*What is required*. Copy out the records precisely, omitting pictures.
— Begin —
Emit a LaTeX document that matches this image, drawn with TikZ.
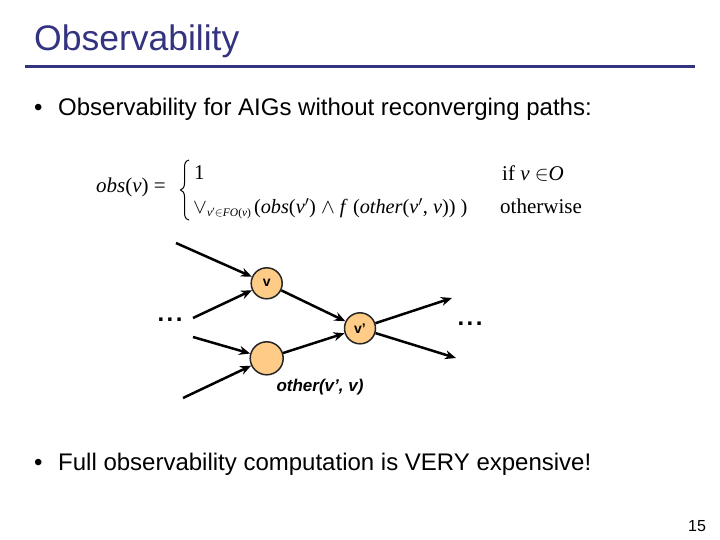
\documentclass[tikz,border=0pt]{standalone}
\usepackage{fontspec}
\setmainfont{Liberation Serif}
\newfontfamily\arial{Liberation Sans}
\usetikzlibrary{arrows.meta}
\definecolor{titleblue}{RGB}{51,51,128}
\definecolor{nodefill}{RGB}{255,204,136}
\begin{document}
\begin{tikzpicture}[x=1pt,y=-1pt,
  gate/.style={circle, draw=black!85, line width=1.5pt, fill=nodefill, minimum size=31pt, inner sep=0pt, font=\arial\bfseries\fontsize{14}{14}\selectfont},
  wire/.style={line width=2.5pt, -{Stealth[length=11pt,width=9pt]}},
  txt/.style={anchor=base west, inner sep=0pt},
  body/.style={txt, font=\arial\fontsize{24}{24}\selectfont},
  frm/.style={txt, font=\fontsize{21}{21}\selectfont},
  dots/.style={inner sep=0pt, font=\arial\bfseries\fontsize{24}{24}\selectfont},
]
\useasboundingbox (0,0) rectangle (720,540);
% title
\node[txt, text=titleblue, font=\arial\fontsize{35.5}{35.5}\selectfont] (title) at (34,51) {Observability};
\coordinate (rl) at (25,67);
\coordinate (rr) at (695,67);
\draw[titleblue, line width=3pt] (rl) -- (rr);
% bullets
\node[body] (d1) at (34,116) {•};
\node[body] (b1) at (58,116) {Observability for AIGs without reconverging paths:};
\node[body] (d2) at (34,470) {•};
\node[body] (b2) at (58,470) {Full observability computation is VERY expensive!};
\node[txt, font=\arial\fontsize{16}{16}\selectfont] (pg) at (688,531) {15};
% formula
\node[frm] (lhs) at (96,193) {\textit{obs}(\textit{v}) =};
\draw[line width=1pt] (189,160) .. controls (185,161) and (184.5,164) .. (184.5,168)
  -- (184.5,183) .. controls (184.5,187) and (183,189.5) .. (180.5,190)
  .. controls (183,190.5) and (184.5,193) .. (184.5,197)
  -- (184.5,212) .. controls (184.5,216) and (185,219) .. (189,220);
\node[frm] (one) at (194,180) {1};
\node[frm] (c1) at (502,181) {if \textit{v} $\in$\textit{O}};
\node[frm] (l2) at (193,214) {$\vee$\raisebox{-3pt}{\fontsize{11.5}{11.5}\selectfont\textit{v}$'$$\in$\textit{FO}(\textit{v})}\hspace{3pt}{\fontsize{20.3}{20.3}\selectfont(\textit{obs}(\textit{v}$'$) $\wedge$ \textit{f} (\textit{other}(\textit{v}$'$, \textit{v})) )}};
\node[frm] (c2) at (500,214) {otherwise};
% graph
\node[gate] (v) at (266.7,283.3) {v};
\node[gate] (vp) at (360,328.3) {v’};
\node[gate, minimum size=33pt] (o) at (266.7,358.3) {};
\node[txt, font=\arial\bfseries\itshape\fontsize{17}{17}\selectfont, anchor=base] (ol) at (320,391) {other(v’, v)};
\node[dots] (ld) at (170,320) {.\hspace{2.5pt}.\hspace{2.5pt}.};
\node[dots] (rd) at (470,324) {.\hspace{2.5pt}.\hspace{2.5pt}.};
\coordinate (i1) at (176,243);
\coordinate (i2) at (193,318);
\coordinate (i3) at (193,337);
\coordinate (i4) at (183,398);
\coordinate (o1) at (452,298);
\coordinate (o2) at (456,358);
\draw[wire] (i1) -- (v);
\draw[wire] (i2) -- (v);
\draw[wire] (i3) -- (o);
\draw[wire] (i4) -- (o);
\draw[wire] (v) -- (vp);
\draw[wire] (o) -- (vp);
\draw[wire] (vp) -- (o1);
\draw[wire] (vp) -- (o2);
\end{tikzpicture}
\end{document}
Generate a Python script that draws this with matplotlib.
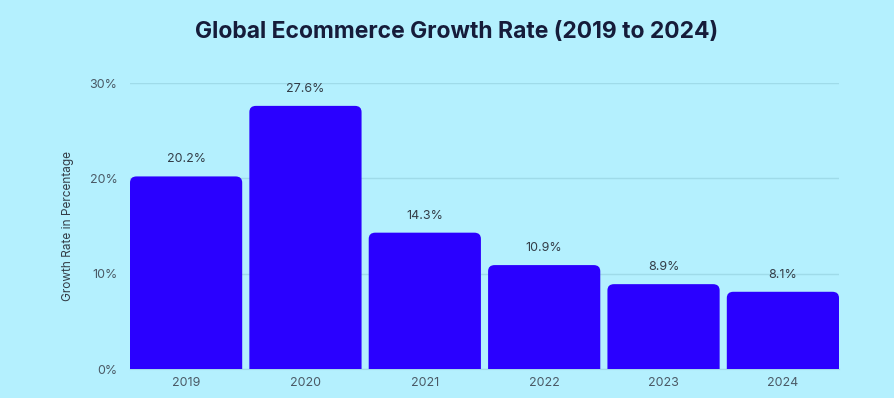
— End —
*Response*.
Emit a LaTeX document that matches this image, drawn with TikZ.
\documentclass[tikz,border=0pt]{standalone}
\usepackage{fontspec}
\setmainfont{Liberation Serif}
\newfontfamily\arial{Liberation Sans}
\usetikzlibrary{arrows.meta}
\definecolor{titleblue}{RGB}{51,51,128}
\definecolor{nodefill}{RGB}{255,204,136}
\begin{document}
\begin{tikzpicture}[x=1pt,y=-1pt,
  gate/.style={circle, draw=black!85, line width=1.5pt, fill=nodefill, minimum size=31pt, inner sep=0pt, font=\arial\bfseries\fontsize{14}{14}\selectfont},
  wire/.style={line width=2.5pt, -{Stealth[length=11pt,width=9pt]}},
  txt/.style={anchor=base west, inner sep=0pt},
  body/.style={txt, font=\arial\fontsize{24}{24}\selectfont},
  frm/.style={txt, font=\fontsize{21}{21}\selectfont},
  dots/.style={inner sep=0pt, font=\arial\bfseries\fontsize{24}{24}\selectfont},
]
\useasboundingbox (0,0) rectangle (720,540);
% title
\node[txt, text=titleblue, font=\arial\fontsize{35.5}{35.5}\selectfont] (title) at (34,51) {Observability};
\coordinate (rl) at (25,67);
\coordinate (rr) at (695,67);
\draw[titleblue, line width=3pt] (rl) -- (rr);
% bullets
\node[body] (d1) at (34,116) {•};
\node[body] (b1) at (58,116) {Observability for AIGs without reconverging paths:};
\node[body] (d2) at (34,470) {•};
\node[body] (b2) at (58,470) {Full observability computation is VERY expensive!};
\node[txt, font=\arial\fontsize{16}{16}\selectfont] (pg) at (688,531) {15};
% formula
\node[frm] (lhs) at (96,193) {\textit{obs}(\textit{v}) =};
\draw[line width=1pt] (189,160) .. controls (185,161) and (184.5,164) .. (184.5,168)
  -- (184.5,183) .. controls (184.5,187) and (183,189.5) .. (180.5,190)
  .. controls (183,190.5) and (184.5,193) .. (184.5,197)
  -- (184.5,212) .. controls (184.5,216) and (185,219) .. (189,220);
\node[frm] (one) at (194,180) {1};
\node[frm] (c1) at (502,181) {if \textit{v} $\in$\textit{O}};
\node[frm] (l2) at (193,214) {$\vee$\raisebox{-3pt}{\fontsize{11.5}{11.5}\selectfont\textit{v}$'$$\in$\textit{FO}(\textit{v})}\hspace{3pt}{\fontsize{20.3}{20.3}\selectfont(\textit{obs}(\textit{v}$'$) $\wedge$ \textit{f} (\textit{other}(\textit{v}$'$, \textit{v})) )}};
\node[frm] (c2) at (500,214) {otherwise};
% graph
\node[gate] (v) at (266.7,283.3) {v};
\node[gate] (vp) at (360,328.3) {v’};
\node[gate, minimum size=33pt] (o) at (266.7,358.3) {};
\node[txt, font=\arial\bfseries\itshape\fontsize{17}{17}\selectfont, anchor=base] (ol) at (320,391) {other(v’, v)};
\node[dots] (ld) at (170,320) {.\hspace{2.5pt}.\hspace{2.5pt}.};
\node[dots] (rd) at (470,324) {.\hspace{2.5pt}.\hspace{2.5pt}.};
\coordinate (i1) at (176,243);
\coordinate (i2) at (193,318);
\coordinate (i3) at (193,337);
\coordinate (i4) at (183,398);
\coordinate (o1) at (452,298);
\coordinate (o2) at (456,358);
\draw[wire] (i1) -- (v);
\draw[wire] (i2) -- (v);
\draw[wire] (i3) -- (o);
\draw[wire] (i4) -- (o);
\draw[wire] (v) -- (vp);
\draw[wire] (o) -- (vp);
\draw[wire] (vp) -- (o1);
\draw[wire] (vp) -- (o2);
\end{tikzpicture}
\end{document}
Generate a Python script that draws this with matplotlib.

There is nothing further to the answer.